━━ Provided material ━━

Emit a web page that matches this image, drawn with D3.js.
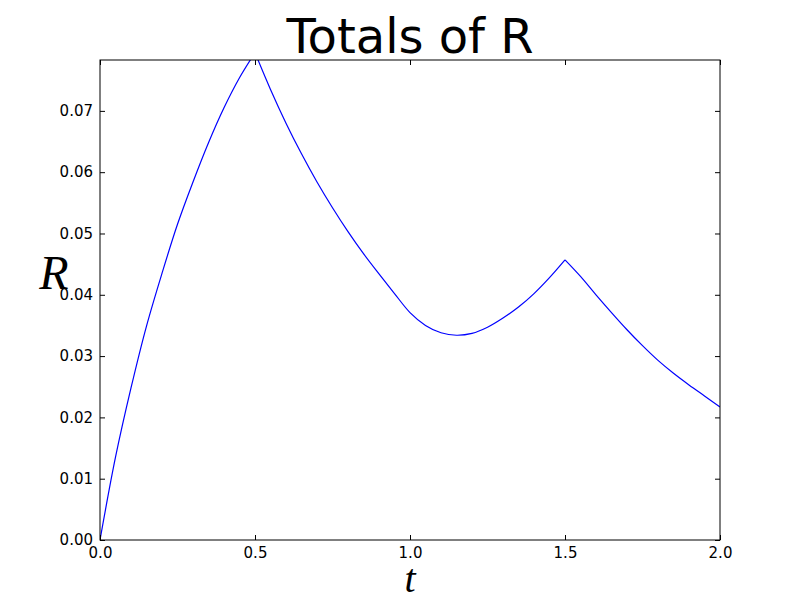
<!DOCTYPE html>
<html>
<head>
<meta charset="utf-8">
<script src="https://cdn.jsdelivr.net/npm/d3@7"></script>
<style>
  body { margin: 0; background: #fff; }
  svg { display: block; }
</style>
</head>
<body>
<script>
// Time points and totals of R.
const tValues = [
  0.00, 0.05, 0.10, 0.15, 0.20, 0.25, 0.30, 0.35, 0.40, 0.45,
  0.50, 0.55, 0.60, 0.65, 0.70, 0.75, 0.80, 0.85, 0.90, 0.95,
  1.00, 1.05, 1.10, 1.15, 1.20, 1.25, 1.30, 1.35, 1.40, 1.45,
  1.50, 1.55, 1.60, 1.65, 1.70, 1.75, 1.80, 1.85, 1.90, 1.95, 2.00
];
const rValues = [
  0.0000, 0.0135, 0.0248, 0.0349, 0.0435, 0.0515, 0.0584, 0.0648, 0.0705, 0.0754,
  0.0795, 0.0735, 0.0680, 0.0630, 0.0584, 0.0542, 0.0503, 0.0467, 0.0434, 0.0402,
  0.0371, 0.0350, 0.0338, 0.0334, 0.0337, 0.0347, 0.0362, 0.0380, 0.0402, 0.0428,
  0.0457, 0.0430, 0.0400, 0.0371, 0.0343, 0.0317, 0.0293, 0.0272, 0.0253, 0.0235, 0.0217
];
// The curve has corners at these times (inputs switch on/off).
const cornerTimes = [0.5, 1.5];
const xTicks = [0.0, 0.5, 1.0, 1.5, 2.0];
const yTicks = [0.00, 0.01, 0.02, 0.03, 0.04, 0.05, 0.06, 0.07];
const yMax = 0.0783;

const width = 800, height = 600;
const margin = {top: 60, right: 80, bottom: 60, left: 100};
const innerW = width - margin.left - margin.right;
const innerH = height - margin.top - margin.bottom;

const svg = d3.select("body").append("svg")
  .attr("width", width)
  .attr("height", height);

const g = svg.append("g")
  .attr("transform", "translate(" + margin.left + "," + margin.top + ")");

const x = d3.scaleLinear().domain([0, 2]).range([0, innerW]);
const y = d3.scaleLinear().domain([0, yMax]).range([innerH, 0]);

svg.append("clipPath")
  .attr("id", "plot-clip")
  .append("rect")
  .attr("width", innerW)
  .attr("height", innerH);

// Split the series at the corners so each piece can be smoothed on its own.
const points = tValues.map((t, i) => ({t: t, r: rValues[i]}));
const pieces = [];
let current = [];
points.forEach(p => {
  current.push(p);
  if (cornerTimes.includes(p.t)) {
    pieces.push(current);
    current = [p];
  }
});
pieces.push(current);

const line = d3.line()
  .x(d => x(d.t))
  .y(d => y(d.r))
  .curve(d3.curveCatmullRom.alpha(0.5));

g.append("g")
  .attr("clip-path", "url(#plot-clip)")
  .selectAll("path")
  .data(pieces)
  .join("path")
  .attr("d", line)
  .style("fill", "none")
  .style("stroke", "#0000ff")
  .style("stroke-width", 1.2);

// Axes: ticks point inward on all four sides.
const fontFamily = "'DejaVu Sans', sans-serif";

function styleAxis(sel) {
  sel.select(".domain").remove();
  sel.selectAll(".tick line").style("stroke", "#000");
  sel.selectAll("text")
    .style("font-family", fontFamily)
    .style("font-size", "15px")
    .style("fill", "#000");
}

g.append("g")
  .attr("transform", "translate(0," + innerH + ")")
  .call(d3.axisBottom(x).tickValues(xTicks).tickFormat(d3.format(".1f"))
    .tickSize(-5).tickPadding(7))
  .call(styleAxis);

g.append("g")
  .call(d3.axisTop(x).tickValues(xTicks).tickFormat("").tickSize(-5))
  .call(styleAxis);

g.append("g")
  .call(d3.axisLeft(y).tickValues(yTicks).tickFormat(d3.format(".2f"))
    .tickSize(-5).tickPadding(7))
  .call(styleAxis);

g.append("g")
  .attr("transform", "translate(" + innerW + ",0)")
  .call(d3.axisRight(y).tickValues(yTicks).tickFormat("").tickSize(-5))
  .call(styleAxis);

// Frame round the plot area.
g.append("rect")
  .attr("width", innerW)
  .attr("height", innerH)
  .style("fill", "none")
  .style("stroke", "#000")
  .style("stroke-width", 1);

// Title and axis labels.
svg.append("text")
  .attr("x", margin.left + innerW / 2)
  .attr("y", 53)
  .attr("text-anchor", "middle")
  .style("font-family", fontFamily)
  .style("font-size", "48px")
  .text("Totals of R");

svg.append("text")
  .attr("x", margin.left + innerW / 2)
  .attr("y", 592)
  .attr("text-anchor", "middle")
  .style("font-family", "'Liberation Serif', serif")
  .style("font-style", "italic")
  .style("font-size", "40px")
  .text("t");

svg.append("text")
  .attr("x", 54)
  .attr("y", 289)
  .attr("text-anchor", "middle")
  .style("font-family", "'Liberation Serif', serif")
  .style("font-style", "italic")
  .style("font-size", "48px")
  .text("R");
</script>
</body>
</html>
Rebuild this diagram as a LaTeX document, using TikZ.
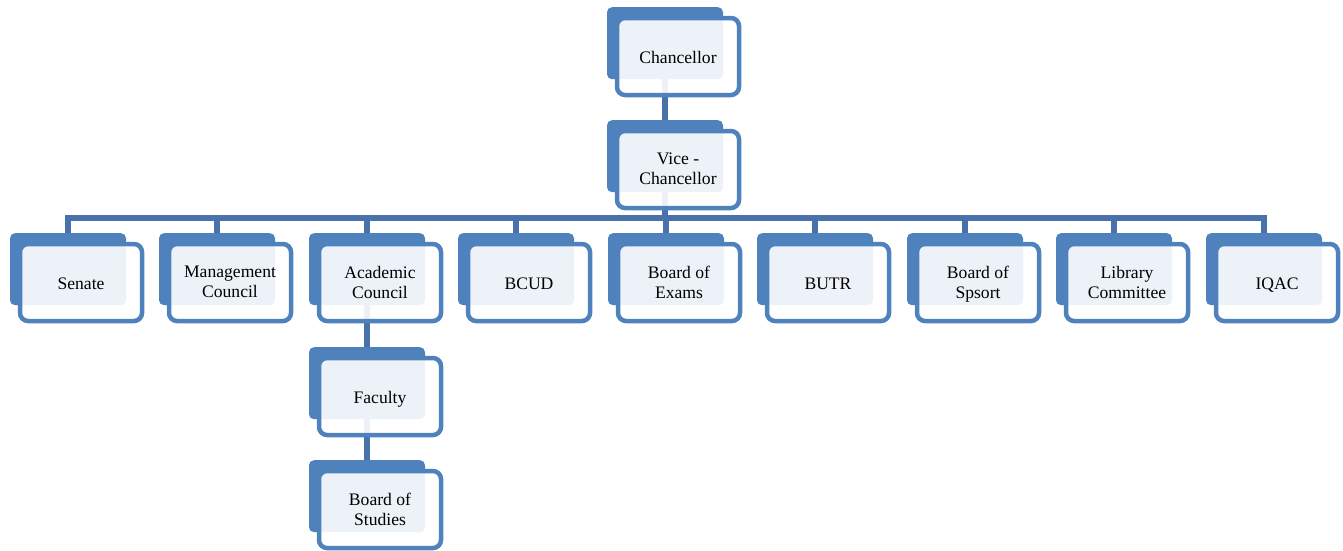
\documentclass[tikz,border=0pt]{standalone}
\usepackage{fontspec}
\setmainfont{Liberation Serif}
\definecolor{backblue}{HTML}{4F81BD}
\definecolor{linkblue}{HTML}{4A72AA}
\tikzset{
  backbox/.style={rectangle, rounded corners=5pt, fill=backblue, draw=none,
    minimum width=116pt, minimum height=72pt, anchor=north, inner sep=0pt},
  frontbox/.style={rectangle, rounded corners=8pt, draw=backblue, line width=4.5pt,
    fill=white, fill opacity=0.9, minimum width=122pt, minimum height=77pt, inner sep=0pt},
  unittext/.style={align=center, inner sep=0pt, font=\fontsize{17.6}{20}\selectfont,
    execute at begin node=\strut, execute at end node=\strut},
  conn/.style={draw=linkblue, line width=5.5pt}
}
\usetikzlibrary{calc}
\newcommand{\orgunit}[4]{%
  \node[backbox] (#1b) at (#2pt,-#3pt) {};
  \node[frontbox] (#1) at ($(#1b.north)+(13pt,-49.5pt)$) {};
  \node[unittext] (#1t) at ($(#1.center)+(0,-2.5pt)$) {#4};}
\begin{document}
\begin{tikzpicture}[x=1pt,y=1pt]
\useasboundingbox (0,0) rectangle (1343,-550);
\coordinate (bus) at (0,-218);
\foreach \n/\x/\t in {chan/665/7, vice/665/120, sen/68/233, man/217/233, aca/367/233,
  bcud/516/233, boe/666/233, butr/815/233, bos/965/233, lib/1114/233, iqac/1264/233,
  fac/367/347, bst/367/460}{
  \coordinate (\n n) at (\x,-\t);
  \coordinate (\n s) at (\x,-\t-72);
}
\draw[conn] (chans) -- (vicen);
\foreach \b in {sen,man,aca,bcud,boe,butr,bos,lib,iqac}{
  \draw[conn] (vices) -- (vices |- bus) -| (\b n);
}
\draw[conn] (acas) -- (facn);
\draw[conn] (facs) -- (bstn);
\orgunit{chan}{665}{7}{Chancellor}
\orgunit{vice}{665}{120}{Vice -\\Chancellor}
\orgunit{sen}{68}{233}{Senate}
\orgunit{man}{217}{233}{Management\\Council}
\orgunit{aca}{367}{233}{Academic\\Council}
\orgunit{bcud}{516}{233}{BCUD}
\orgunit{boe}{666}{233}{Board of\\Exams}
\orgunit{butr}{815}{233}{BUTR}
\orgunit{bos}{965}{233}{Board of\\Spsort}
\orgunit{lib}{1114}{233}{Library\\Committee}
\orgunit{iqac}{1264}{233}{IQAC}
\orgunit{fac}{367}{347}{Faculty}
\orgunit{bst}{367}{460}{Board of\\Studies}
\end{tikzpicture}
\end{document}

━━━

■ **Task details**: Make an exact copy of only those lines that run from the line with "Rebuild this diagram" through the end of the records, excluding pictures.

■ **Worked solution**:
Rebuild this diagram as a LaTeX document, using TikZ.
\documentclass[tikz,border=0pt]{standalone}
\usepackage{fontspec}
\setmainfont{Liberation Serif}
\definecolor{backblue}{HTML}{4F81BD}
\definecolor{linkblue}{HTML}{4A72AA}
\tikzset{
  backbox/.style={rectangle, rounded corners=5pt, fill=backblue, draw=none,
    minimum width=116pt, minimum height=72pt, anchor=north, inner sep=0pt},
  frontbox/.style={rectangle, rounded corners=8pt, draw=backblue, line width=4.5pt,
    fill=white, fill opacity=0.9, minimum width=122pt, minimum height=77pt, inner sep=0pt},
  unittext/.style={align=center, inner sep=0pt, font=\fontsize{17.6}{20}\selectfont,
    execute at begin node=\strut, execute at end node=\strut},
  conn/.style={draw=linkblue, line width=5.5pt}
}
\usetikzlibrary{calc}
\newcommand{\orgunit}[4]{%
  \node[backbox] (#1b) at (#2pt,-#3pt) {};
  \node[frontbox] (#1) at ($(#1b.north)+(13pt,-49.5pt)$) {};
  \node[unittext] (#1t) at ($(#1.center)+(0,-2.5pt)$) {#4};}
\begin{document}
\begin{tikzpicture}[x=1pt,y=1pt]
\useasboundingbox (0,0) rectangle (1343,-550);
\coordinate (bus) at (0,-218);
\foreach \n/\x/\t in {chan/665/7, vice/665/120, sen/68/233, man/217/233, aca/367/233,
  bcud/516/233, boe/666/233, butr/815/233, bos/965/233, lib/1114/233, iqac/1264/233,
  fac/367/347, bst/367/460}{
  \coordinate (\n n) at (\x,-\t);
  \coordinate (\n s) at (\x,-\t-72);
}
\draw[conn] (chans) -- (vicen);
\foreach \b in {sen,man,aca,bcud,boe,butr,bos,lib,iqac}{
  \draw[conn] (vices) -- (vices |- bus) -| (\b n);
}
\draw[conn] (acas) -- (facn);
\draw[conn] (facs) -- (bstn);
\orgunit{chan}{665}{7}{Chancellor}
\orgunit{vice}{665}{120}{Vice -\\Chancellor}
\orgunit{sen}{68}{233}{Senate}
\orgunit{man}{217}{233}{Management\\Council}
\orgunit{aca}{367}{233}{Academic\\Council}
\orgunit{bcud}{516}{233}{BCUD}
\orgunit{boe}{666}{233}{Board of\\Exams}
\orgunit{butr}{815}{233}{BUTR}
\orgunit{bos}{965}{233}{Board of\\Spsort}
\orgunit{lib}{1114}{233}{Library\\Committee}
\orgunit{iqac}{1264}{233}{IQAC}
\orgunit{fac}{367}{347}{Faculty}
\orgunit{bst}{367}{460}{Board of\\Studies}
\end{tikzpicture}
\end{document}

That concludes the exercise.